Sin embargo, en 2007 mi padre sufrió un accidente y cayó en coma. Fue intervenido medicamente y su vida se salvó. Tuvo un proceso muy largo y desgastante de “recuperación” en el cual, gracias a la inflamación del cerebro, tuvo cualquier cantidad de alteraciones. Mi madre fue en ese entonces quien se aferró a mantenerlo, vivo y a su lado. Nunca regresó a ser quien era antes. Sus nuevas condiciones de vida le obligaron a dejar de consumir las cantidades de alcohol que antes tomaba y ahora se le tenían que administrar muchos medicamentos, algunos de ellos lo tenían sedado gran parte del día. Duró 10 años así.
Ciertamente disminuido en su autonomía, los cuidados de mi madre le dieron una vida tranquila; tal vez por primera vez en toda su existencia. Ya no había golpes ni escándalos, no podía hacerlos. En su lugar, descubrimos a un hombre necesitado de mucho cariño y con cierta chispa. Durante ese tiempo fue una pareja, un padre y un abuelo amoroso. Falleció hace más de cinco años de causas naturales.
En muchas ocasiones las pacientes que acuden a un hospital padecen de enfermedades terminales o simplemente tienen una condición permanente que les genera dolor y merma su calidad de vida; se requieren tratamientos que ayudan, pero que claramente no representan una mejora en su estado de salud.
Estas personas no van a recuperar su vida previa; algunas de ellas ni siquiera pueden contemplar un futuro en el que sean autosuficientes o sin dolor. Esta última etapa de la vida se puede convertir en el peor infierno.
¿Hasta qué punto podemos pedirle a esa persona que se aferre a vivir?
La RAE define la eutanasia o “buena muerte” como la intervención deliberada para poner fin a la vida de un paciente sin perspectiva de cura o muerte sin sufrimiento físico.
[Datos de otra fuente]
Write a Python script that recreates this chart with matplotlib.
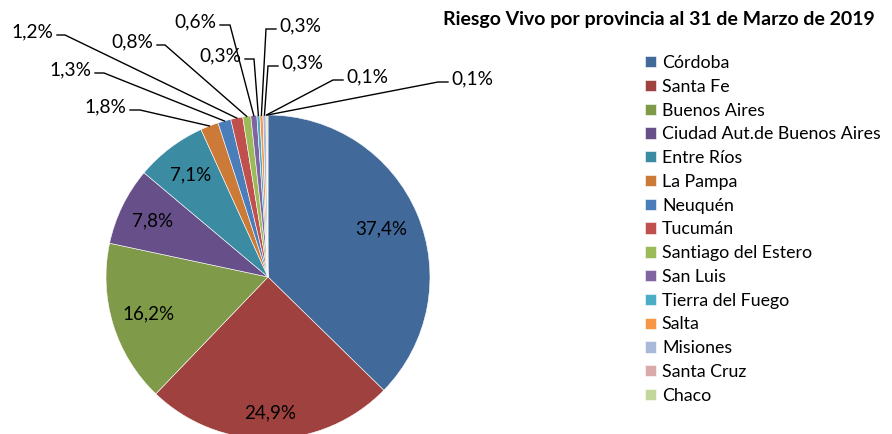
import numpy as np
import matplotlib
matplotlib.use("Agg")
import matplotlib.pyplot as plt

plt.rcParams['font.family'] = ['Lato', 'DejaVu Sans']

# datos
provincias = ["Córdoba", "Santa Fe", "Buenos Aires", "Ciudad Aut.de Buenos Aires",
              "Entre Ríos", "La Pampa", "Neuquén", "Tucumán", "Santiago del Estero",
              "San Luis", "Tierra del Fuego", "Salta", "Misiones", "Santa Cruz", "Chaco"]
porcentajes = [37.4, 24.9, 16.2, 7.8, 7.1, 1.8, 1.3, 1.2, 0.8, 0.6, 0.3, 0.3, 0.3, 0.1, 0.1]
colores = ["#416A9B", "#9F413E", "#7F9A48", "#67508A", "#3B8BA2", "#CC7A37",
           "#4A7EBB", "#C0504D", "#9BBB59", "#8064A2", "#4BACC6", "#F79646",
           "#A9B9D8", "#D9AAA9", "#C3D69B"]
titulo = "Riesgo Vivo por provincia al 31 de Marzo de 2019"

# layout en pixeles
W, H = 892, 434
cx, cy, R = 268, 277, 162


def px(x, y):
    return (x - cx) / R, (cy - y) / R


fig = plt.figure(figsize=(W / 100, H / 100), dpi=100)
ax = fig.add_axes([0, 0, 1, 1])

wedges, _ = ax.pie(porcentajes, colors=colores, startangle=90, counterclock=False,
                   radius=1.0, wedgeprops=dict(edgecolor='white', linewidth=0.4))
# pie() pisa los limites, se fijan despues
ax.set_xlim(-cx / R, (W - cx) / R)
ax.set_ylim(-(H - cy) / R, cy / R)
ax.set_aspect('auto')
ax.axis('off')


def etiqueta(v):
    return ("%.1f%%" % v).replace('.', ',')


# etiquetas internas
dist_in = [0.76, 0.84, 0.77, 0.79, 0.79]
for i, d in enumerate(dist_in):
    w = wedges[i]
    a = np.deg2rad((w.theta1 + w.theta2) / 2)
    ax.text(d * np.cos(a), d * np.sin(a), etiqueta(porcentajes[i]),
            ha='center', va='center', fontsize=13.5, color='black')

# etiquetas externas: (x inicio segmento, x quiebre, y linea, lado)
lineas = [
    (130, 140, 110, 'L'),
    (95, 104, 73, 'L'),
    (57, 65, 35, 'L'),
    (157, 165, 45, 'L'),
    (220, 230, 25, 'L'),
    (245, 254, 59, 'L'),
    (276, 266, 29, 'R'),
    (278, 268, 66, 'R'),
    (343, 333, 80, 'R'),
    (448, 438, 82, 'R'),
]
for k, (xs, xb, yl, lado) in enumerate(lineas):
    i = 5 + k
    w = wedges[i]
    a = np.deg2rad((w.theta1 + w.theta2) / 2)
    ex, ey = np.cos(a), np.sin(a)
    p0 = px(xs, yl)
    p1 = px(xb, yl)
    ax.plot([p0[0], p1[0], ex], [p0[1], p1[1], ey], color='black', lw=1.0,
            solid_joinstyle='miter')
    if lado == 'L':
        tx, ty = px(xs - 4, yl - 3)
        ha = 'right'
    else:
        tx, ty = px(xs + 3, yl - 3)
        ha = 'left'
    ax.text(tx, ty, etiqueta(porcentajes[i]), ha=ha, va='center',
            fontsize=13.8, color='black')

fig.text(659 / W, 1 - 20 / H, titulo, ha='center', va='center',
         fontsize=14, fontweight='bold')

fig.legend(wedges, provincias, loc='upper left', bbox_to_anchor=(645 / W, 1 - 55 / H),
           frameon=False, fontsize=12.8, handlelength=0.6, handleheight=0.6,
           handletextpad=0.35, labelspacing=0.437, borderaxespad=0, borderpad=0)

fig.savefig("out.png", dpi=100)
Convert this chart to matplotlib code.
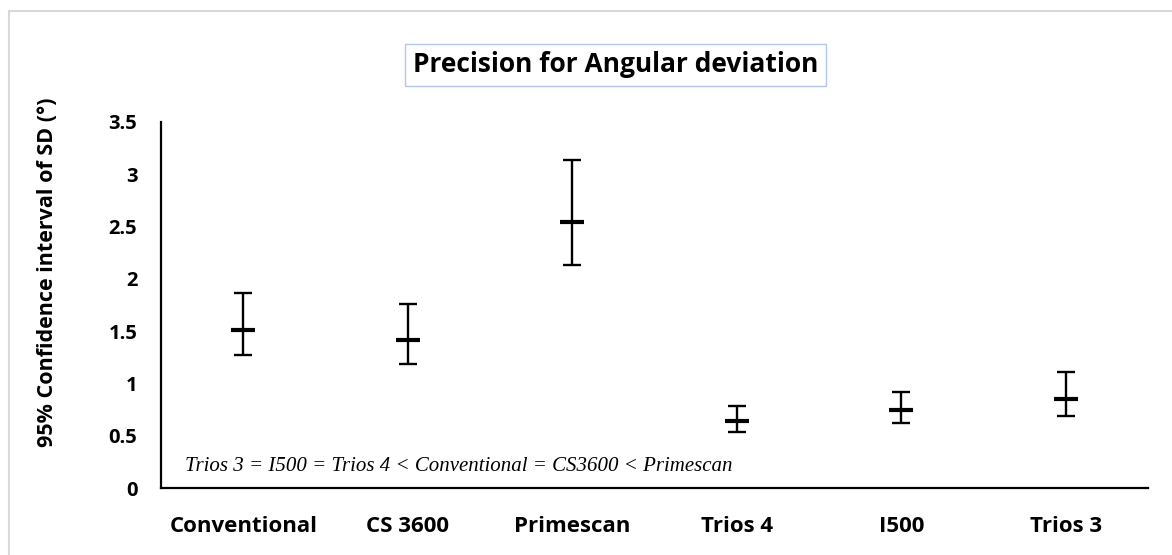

La eutanasia activa implica que un profesional de la salud administre intencionalmente una sustancia para provocar la muerte del paciente; en la eutanasia pasiva solamente se elimina la intervención médica que mantiene con vida a un paciente en estado terminal.
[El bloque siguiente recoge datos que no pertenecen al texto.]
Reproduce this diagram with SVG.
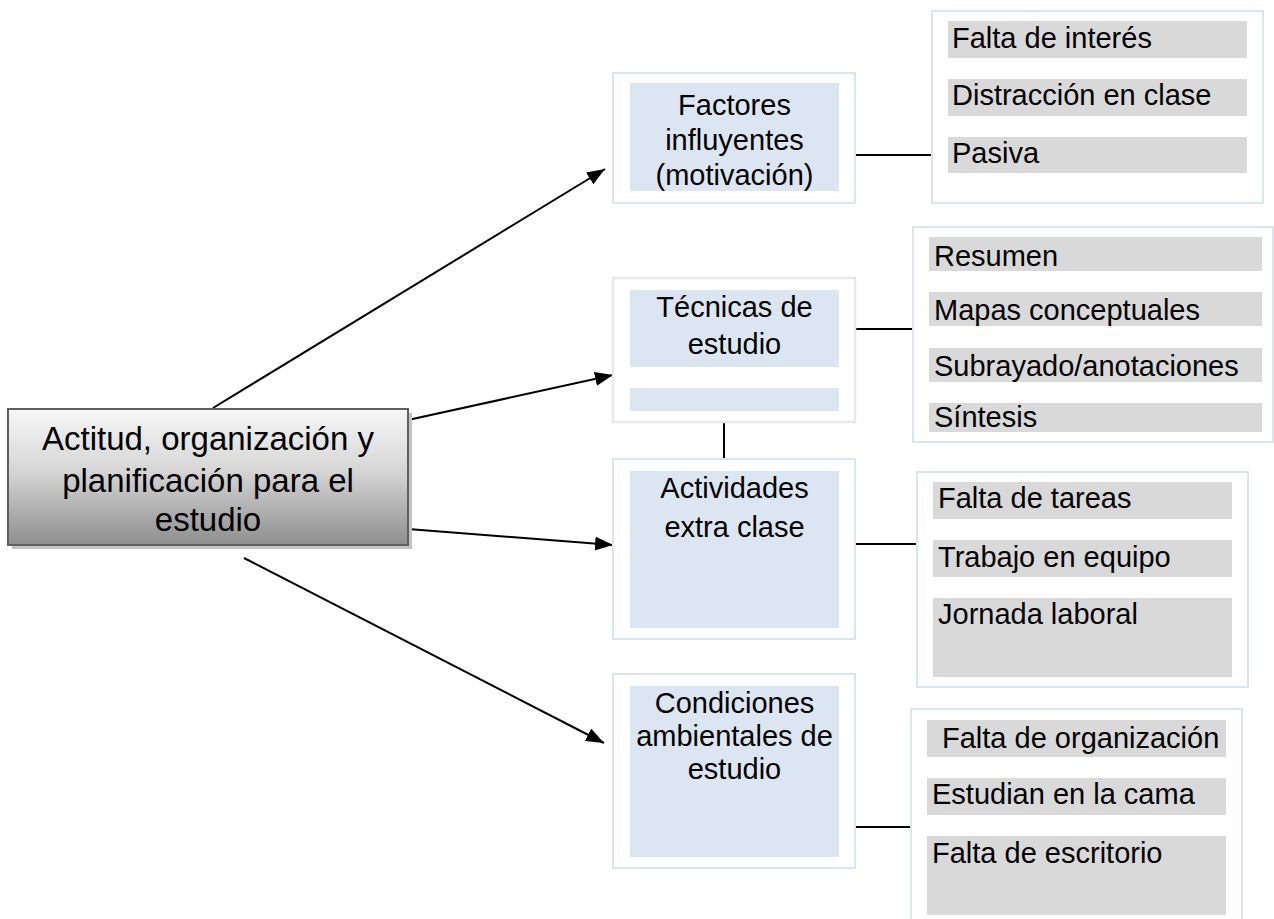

Por su parte, la CONAMED señala al “suicidio médicamente asistido” como la ayuda que da un médico a un paciente, proporcionando medios para acabar con su vida. En este caso es el médico quien proporciona al paciente un medicamento letal para que éste autónomamente realice la acción final.
Sin duda la situación que viven tanto pacientes como sus seres queridos al enfrentarse a estos dilemas no es sencilla. Un porcentaje de la población está en contra de cualquier tipo de intervención humana para concluir con la vida de una persona. Detrás de estos posicionamientos suelen encontrarse argumentos morales y religiosos, pero también mitos y prejuicios.
Este dilema tampoco es ajeno a la labor de los médicos. El juramento hipocrático -el cual realizan al terminar sus estudios- establece en términos generales que deben velar por la vida de los pacientes en todos los escenarios posibles. En sus inicios, este juramento establecía que no se debía administrar ningún fármaco mortal, aunque así se lo pidan los pacientes, ni se tomaría la iniciativa de sugerirlo.
Estas modificaciones me hacen recordar la epístola Melchor Ocampo. En su momento se entendía y justificaba su uso, pero las construcciones sociales del siglo XX obligaron a que, durante la celebración de los matrimonios civiles, su lectura se dejara de lado. La evolución de nuestra sociedad hace imperioso que este tipo de documentos se actualicen para hacerlos compatibles con nuestra realidad.